(Ordesa, Alegria e Los besos são obras que me permitiram descobrir um dos mais surpreendentes escritores espanhóis do presente, querendo isto significar que o conheci primeiro a ele do que a ela. De facto, não se pode ficar indiferente à montanha de sensibilidade que brota de Ordesa, não conheço na literatura uma relação mais pungente entre alguém e os seus pais do que a encontrei nesta obra. Tocou-me profundamente. Alegria é a continuação num outro padrão desse mesmo registo, agora referenciado aos filhos. Los besos, que ainda não terminei, é já escrito para um tempo pandémico e creio que irá confirmar a ideia que tenho sobre o estatuto de Vilas na literatura espanhola. Perante a montanha de sensibilidade que brota da pena de Vilas, mais propriamente do teclado, porque ele declara ter já perdido o exercício manual da escrita, interroguei-me várias vezes sobre o contexto afetivo e sentimental do escritor, porque quem escreve assim não pode seguramente viver num contexto afetivo neutro. A edição do El Español de hoje, mais propriamente da revista PORFOLIO, link aqui, dá-me a resposta. É de uma entrevista de São Valentim que se trata, com aquela ambiência rara de algumas das cafeterias de Madrid, neste caso da calle Princesa. Manuel Vilas e Ana Merino é o par entrevistado e confirma-se a minha intuição: não é um contexto afetivo neutro em que Vilas e Ana escrevem.)
Numa das obras atrás referidas de Vilas, neste caso o Alegria, há umas referências do narrador a uma relação com uma escritora e intelectual espanhola com trabalho na Universidade de Iowa. Aliás, esse contexto permite a Vilas algumas reflexões sobre a realidade americana e isso é sempre uma mais-valia quando alguém com a sensibilidade do escritor espanhol se foca numa sociedade em profunda mutação como o é a americana, particularmente em algumas das suas geografias.
Ora, pela cuidada entrevista do El Español fico a saber que a companheira de Manuel Vilas, Ana Merino, é a tal personagem da universidade de Iowa nos States, anunciando assim mais um par a um conjunto relativamente restrito de relações similares, em que talvez Paul Auster e Siri Hustvedt, Almudena Grandes e Luís García Montero (brutalmente interrompida com a morte recente de Almudena) e Elvira Lindo e Antonio Muñoz Molina são os exemplos que melhor conheço.

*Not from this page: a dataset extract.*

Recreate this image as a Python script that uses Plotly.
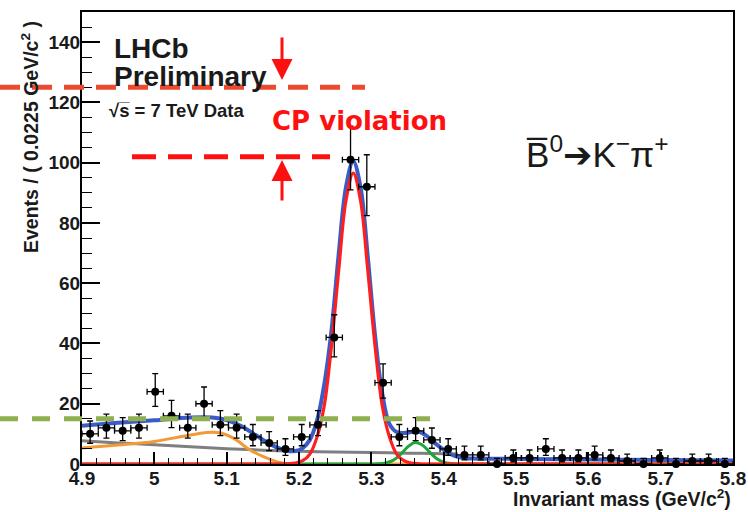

A entrevista é ela também um documento raro de sensibilidade e, como principal consequência, tenho obviamente de inscrever na agenda as obras da catedrática Merino, El mapa de los Afectos prémio Nadal em 2020 e a que está prestes a ser publicada Amigo (editorial Destino).
A entrevista traz também reflexões interessantes sobre o modo como o amor e a a criatividade literária podem ou não combinar-se, que ambos teimam em separar, como se o ato criativo, como se a imaginação literária viajasse por caminhos próprios. É curioso que Ana Merino conhece primeiro a pessoa e depois a obra de Vilas, sendo nela mais evidente a necessidade de separar os dois campos. E pressentimos na entrevista a maturidade dos egos de cada um, que aliás se reflete na prosa de Vilas, a única que conheço dos dois personagens.
Creio que irei reler esta entrevista quando ler os dois livros de Ana Marino. Quanto à obra mais recente de Manuel Vilas creio que a vou compreender melhor.